**Short problem**.
Output the material word for word. Leave each picture out.

— START Data provided —

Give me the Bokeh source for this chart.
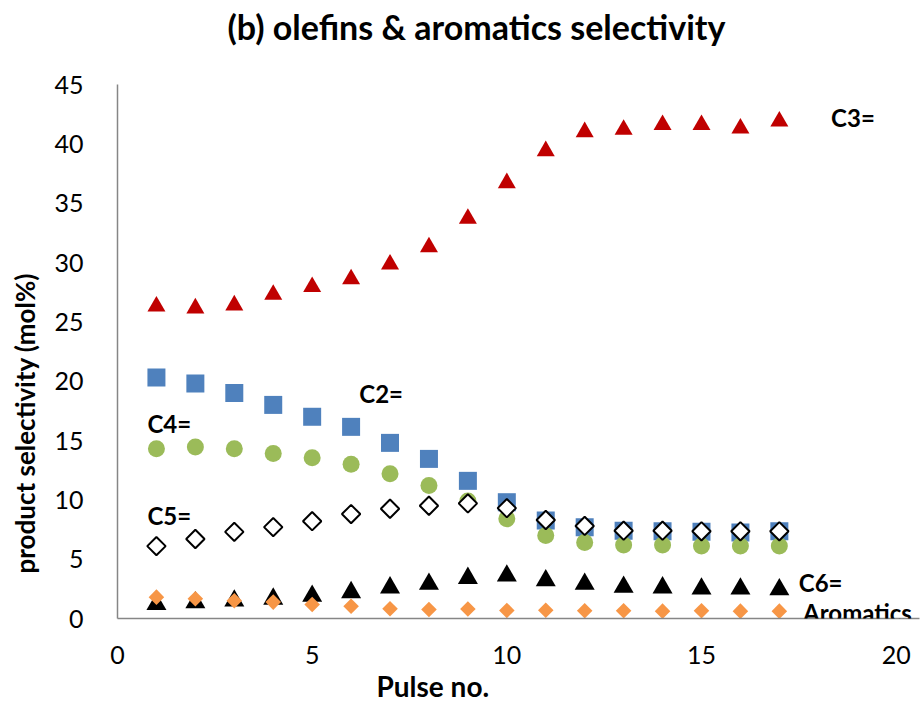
import numpy as np
from bokeh.plotting import figure
from bokeh.models import Range1d, SingleIntervalTicker, Label, Title, ColumnDataSource
from bokeh.embed import file_html
from bokeh.resources import INLINE

# Pulse number and product selectivities (mol%)
pulse = list(range(1, 18))
c2_ethylene = [20.3, 19.8, 19.0, 18.0, 17.0, 16.15, 14.8, 13.45, 11.6, 9.8,
               8.25, 7.7, 7.4, 7.35, 7.3, 7.25, 7.35]
c3_propylene = [26.3, 26.15, 26.4, 27.3, 27.95, 28.6, 29.85, 31.3, 33.7, 36.7,
                39.4, 41.0, 41.2, 41.6, 41.6, 41.3, 41.9]
c4_butenes = [14.3, 14.45, 14.3, 13.9, 13.55, 13.0, 12.2, 11.2, 9.9, 8.4,
              7.0, 6.4, 6.2, 6.2, 6.1, 6.1, 6.1]
c5_pentenes = [6.1, 6.7, 7.3, 7.7, 8.2, 8.8, 9.25, 9.5, 9.7, 9.3,
               8.3, 7.8, 7.4, 7.4, 7.35, 7.35, 7.35]
c6_hexenes = [1.2, 1.35, 1.5, 1.65, 1.9, 2.2, 2.6, 2.9, 3.4, 3.6,
              3.2, 2.9, 2.65, 2.6, 2.5, 2.5, 2.45]
aromatics = [1.8, 1.66, 1.5, 1.38, 1.18, 1.04, 0.82, 0.76, 0.8, 0.68,
             0.7, 0.65, 0.65, 0.62, 0.65, 0.62, 0.62]

x_ticks = [0, 5, 10, 15, 20]
y_ticks = [0, 5, 10, 15, 20, 25, 30, 35, 40, 45]

FONT = "Lato"
AXIS_GRAY = "#868686"

src = ColumnDataSource(dict(x=pulse, c2=c2_ethylene, c3=c3_propylene, c4=c4_butenes,
                            c5=c5_pentenes, c6=c6_hexenes, arom=aromatics))

# the frame runs a little past 20 so the "Aromatics" label is not clipped
p = figure(width=923, height=710, output_backend="svg", toolbar_location=None,
           title=None,
           x_range=Range1d(x_ticks[0], 20.6), y_range=Range1d(y_ticks[0], y_ticks[-1]),
           min_border_left=117, min_border_right=4, min_border_top=84, min_border_bottom=92)

p.outline_line_color = None
p.grid.visible = False
p.background_fill_color = "white"
p.border_fill_color = "white"

p.xaxis.ticker = SingleIntervalTicker(interval=5)
p.yaxis.ticker = SingleIntervalTicker(interval=5)
for ax in (p.xaxis, p.yaxis):
    ax.axis_line_color = AXIS_GRAY
    ax.axis_line_width = 1.5
    ax.major_tick_line_color = None
    ax.minor_tick_line_color = None
    ax.major_tick_out = 0
    ax.major_tick_in = 0
    ax.major_label_text_font = FONT
    ax.major_label_text_font_size = "25px"
    ax.major_label_text_color = "black"
p.xaxis.major_label_standoff = 23
p.yaxis.major_label_standoff = 30

# spacing between the y tick labels and the y title
p.yaxis.axis_label = " "
p.yaxis.axis_label_text_font_size = "1px"
p.yaxis.axis_label_standoff = 6

# Series, drawn in legend order so later ones sit on top
p.scatter("x", "c2", source=src, marker="square", size=18,
          fill_color="#4F81BD", line_color=None)
p.scatter("x", "c3", source=src, marker="triangle", size=18,
          fill_color="#C00000", line_color=None)
p.scatter("x", "c4", source=src, marker="circle", size=17,
          fill_color="#9BBB59", line_color=None)
p.scatter("x", "c5", source=src, marker="square", size=13, angle=np.pi / 4,
          fill_color="white", line_color="black", line_width=2)
p.scatter("x", "c6", source=src, marker="triangle", size=20,
          fill_color="black", line_color=None)
p.scatter("x", "arom", source=src, marker="square", size=11, angle=np.pi / 4,
          fill_color="#F79646", line_color=None)


def add_text(x, y, text, size="24px"):
    p.add_layout(Label(x=x, y=y, text=text, text_font=FONT, text_font_size=size,
                       text_font_style="bold", text_align="left",
                       text_baseline="middle", text_color="black"))


# Series labels
add_text(18.33, 42.2, "C3=")
add_text(6.21, 19.0, "C2=")
add_text(0.77, 16.45, "C4=")
add_text(0.77, 8.7, "C5=")
add_text(17.5, 3.04, "C6=")
add_text(17.61, 0.5, "Aromatics")

# Title block: a blank spacer next to the frame, then the chart title
p.add_layout(Title(text=" ", text_font_size="1px", standoff=33), "above")
p.add_layout(Title(text="(b) olefins & aromatics selectivity", text_font=FONT,
                   text_font_size="34px", text_font_style="bold", text_color="black",
                   align="left", offset=110, standoff=4, vertical_align="bottom"), "above")

p.add_layout(Title(text="Pulse no.", text_font=FONT, text_font_size="28px",
                   text_font_style="bold", text_color="black", align="left",
                   offset=259, standoff=0, vertical_align="bottom"), "below")

p.add_layout(Title(text="product selectivity (mol%)", text_font=FONT,
                   text_font_size="26px", text_font_style="bold", text_color="black",
                   align="left", offset=45, standoff=2, vertical_align="bottom"), "left")

open("out.html", "w").write(file_html(p, INLINE))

— END Data provided —

**Task solution**.
Give me the Bokeh source for this chart.
import numpy as np
from bokeh.plotting import figure
from bokeh.models import Range1d, SingleIntervalTicker, Label, Title, ColumnDataSource
from bokeh.embed import file_html
from bokeh.resources import INLINE

# Pulse number and product selectivities (mol%)
pulse = list(range(1, 18))
c2_ethylene = [20.3, 19.8, 19.0, 18.0, 17.0, 16.15, 14.8, 13.45, 11.6, 9.8,
               8.25, 7.7, 7.4, 7.35, 7.3, 7.25, 7.35]
c3_propylene = [26.3, 26.15, 26.4, 27.3, 27.95, 28.6, 29.85, 31.3, 33.7, 36.7,
                39.4, 41.0, 41.2, 41.6, 41.6, 41.3, 41.9]
c4_butenes = [14.3, 14.45, 14.3, 13.9, 13.55, 13.0, 12.2, 11.2, 9.9, 8.4,
              7.0, 6.4, 6.2, 6.2, 6.1, 6.1, 6.1]
c5_pentenes = [6.1, 6.7, 7.3, 7.7, 8.2, 8.8, 9.25, 9.5, 9.7, 9.3,
               8.3, 7.8, 7.4, 7.4, 7.35, 7.35, 7.35]
c6_hexenes = [1.2, 1.35, 1.5, 1.65, 1.9, 2.2, 2.6, 2.9, 3.4, 3.6,
              3.2, 2.9, 2.65, 2.6, 2.5, 2.5, 2.45]
aromatics = [1.8, 1.66, 1.5, 1.38, 1.18, 1.04, 0.82, 0.76, 0.8, 0.68,
             0.7, 0.65, 0.65, 0.62, 0.65, 0.62, 0.62]

x_ticks = [0, 5, 10, 15, 20]
y_ticks = [0, 5, 10, 15, 20, 25, 30, 35, 40, 45]

FONT = "Lato"
AXIS_GRAY = "#868686"

src = ColumnDataSource(dict(x=pulse, c2=c2_ethylene, c3=c3_propylene, c4=c4_butenes,
                            c5=c5_pentenes, c6=c6_hexenes, arom=aromatics))

# the frame runs a little past 20 so the "Aromatics" label is not clipped
p = figure(width=923, height=710, output_backend="svg", toolbar_location=None,
           title=None,
           x_range=Range1d(x_ticks[0], 20.6), y_range=Range1d(y_ticks[0], y_ticks[-1]),
           min_border_left=117, min_border_right=4, min_border_top=84, min_border_bottom=92)

p.outline_line_color = None
p.grid.visible = False
p.background_fill_color = "white"
p.border_fill_color = "white"

p.xaxis.ticker = SingleIntervalTicker(interval=5)
p.yaxis.ticker = SingleIntervalTicker(interval=5)
for ax in (p.xaxis, p.yaxis):
    ax.axis_line_color = AXIS_GRAY
    ax.axis_line_width = 1.5
    ax.major_tick_line_color = None
    ax.minor_tick_line_color = None
    ax.major_tick_out = 0
    ax.major_tick_in = 0
    ax.major_label_text_font = FONT
    ax.major_label_text_font_size = "25px"
    ax.major_label_text_color = "black"
p.xaxis.major_label_standoff = 23
p.yaxis.major_label_standoff = 30

# spacing between the y tick labels and the y title
p.yaxis.axis_label = " "
p.yaxis.axis_label_text_font_size = "1px"
p.yaxis.axis_label_standoff = 6

# Series, drawn in legend order so later ones sit on top
p.scatter("x", "c2", source=src, marker="square", size=18,
          fill_color="#4F81BD", line_color=None)
p.scatter("x", "c3", source=src, marker="triangle", size=18,
          fill_color="#C00000", line_color=None)
p.scatter("x", "c4", source=src, marker="circle", size=17,
          fill_color="#9BBB59", line_color=None)
p.scatter("x", "c5", source=src, marker="square", size=13, angle=np.pi / 4,
          fill_color="white", line_color="black", line_width=2)
p.scatter("x", "c6", source=src, marker="triangle", size=20,
          fill_color="black", line_color=None)
p.scatter("x", "arom", source=src, marker="square", size=11, angle=np.pi / 4,
          fill_color="#F79646", line_color=None)


def add_text(x, y, text, size="24px"):
    p.add_layout(Label(x=x, y=y, text=text, text_font=FONT, text_font_size=size,
                       text_font_style="bold", text_align="left",
                       text_baseline="middle", text_color="black"))


# Series labels
add_text(18.33, 42.2, "C3=")
add_text(6.21, 19.0, "C2=")
add_text(0.77, 16.45, "C4=")
add_text(0.77, 8.7, "C5=")
add_text(17.5, 3.04, "C6=")
add_text(17.61, 0.5, "Aromatics")

# Title block: a blank spacer next to the frame, then the chart title
p.add_layout(Title(text=" ", text_font_size="1px", standoff=33), "above")
p.add_layout(Title(text="(b) olefins & aromatics selectivity", text_font=FONT,
                   text_font_size="34px", text_font_style="bold", text_color="black",
                   align="left", offset=110, standoff=4, vertical_align="bottom"), "above")

p.add_layout(Title(text="Pulse no.", text_font=FONT, text_font_size="28px",
                   text_font_style="bold", text_color="black", align="left",
                   offset=259, standoff=0, vertical_align="bottom"), "below")

p.add_layout(Title(text="product selectivity (mol%)", text_font=FONT,
                   text_font_size="26px", text_font_style="bold", text_color="black",
                   align="left", offset=45, standoff=2, vertical_align="bottom"), "left")

open("out.html", "w").write(file_html(p, INLINE))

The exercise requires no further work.